Poetically, it is spring itself, the season of renewal, when the Dipper reaches its annual apex. These nights it hovers high in the north, almost overhead - a far cry from the horizon-hugging stance that it adopts in the autumn.
While the southwest regales us with a diamond display of dazzling stars, it's a different story when we look to the north, where the Dipper floats forlornly in a dark and desolate region of the sky. This realm lies far from the Milky Way, far from the plane of our own galaxy. Hence, the Dipper guides our eyes away from own celestial neighborhood and toward the empty richness of the rest of the Cosmos.
Because no foreground Milky Way material obscures the view, the Dipper's direction in space offers a crystal-clear window to distant galaxies. That's why the Hubble Space Telescope's famous 1995 "ultra-deep-field" photo stared at this place for 100 unblinking hours to capture galaxies at the edge of the observable universe.

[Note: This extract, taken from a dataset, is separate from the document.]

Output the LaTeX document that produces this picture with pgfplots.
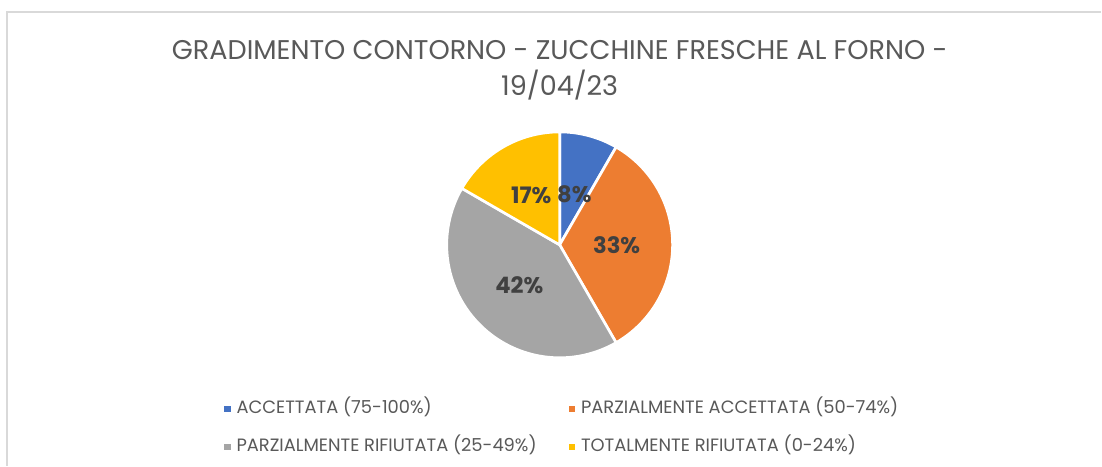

Their ancient light, flushed like an old sepia print and altered by the expansion of the universe, brings us the latest news from an era that no longer exists. (Note: I say "observable universe" because at best only 1.6 percent of the universe's galaxies will ever be visible to us, since the light from at least 98.4 percent of the universe will never arrive here.)

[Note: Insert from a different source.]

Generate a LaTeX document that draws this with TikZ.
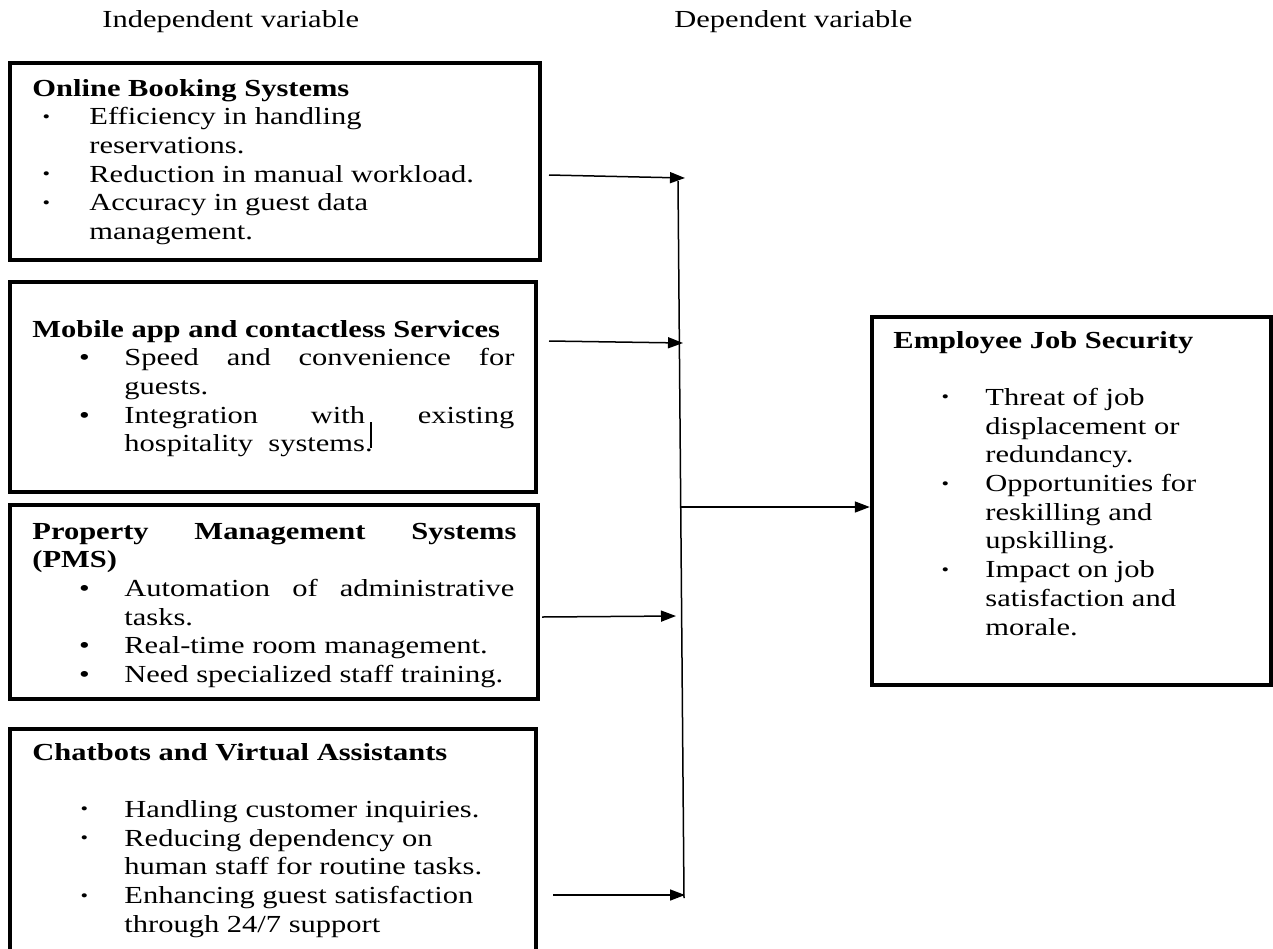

Curiously, the Big Dipper is not even a constellation but an asterism: a segment of Ursa Major, the Big Bear. "Big" is the correct adjective, for it's the third-largest constellation in the heavens - and, indeed, it's nearly a three-way tie for first. Virgo promiscuously occupies a few more degrees of sky, as does Hydra the serpent. The Southern Cross could fit within the Dipper's boundaries nearly 20 times over.
The second star of the Dipper's handle is the sky's most famous double star: bright Mizar and little Alcor. The ability to discern this "horse and rider" was reputedly an old Arabic test of keen eyesight. Either Alcor has brightened over the centuries or else the Arabs had vision problems, because these days any inability to see the pair should qualify as legal blindness. Point a telescope and even a third star pops into view, all physically related.
Indeed, most of the Dipper's stars are gravitationally linked. Not simply random line-of-sight alignments like nearly all other constellations, they're family members forming a large, sparse cluster or association. Of the many thousands of star groups known, the Dipper is the very nearest to Earth. That's why it looks so large.
But its greatest claim to fame remains its ability to guide the celestial tyro to the North Star. These nights, the "Pointers" - the two stars at the end of its bowl - lie at the leftmost edge of the Dipper, pointing downward to a solitary star of their same brightness: Polaris, the Pole Star for the next millennium.
Beyond all this, it's a pleasure merely to gaze at the Dipper the way you did that night long ago when some farsighted adult first pointed it out. Such a dependable friend is worthy of a springtime salute.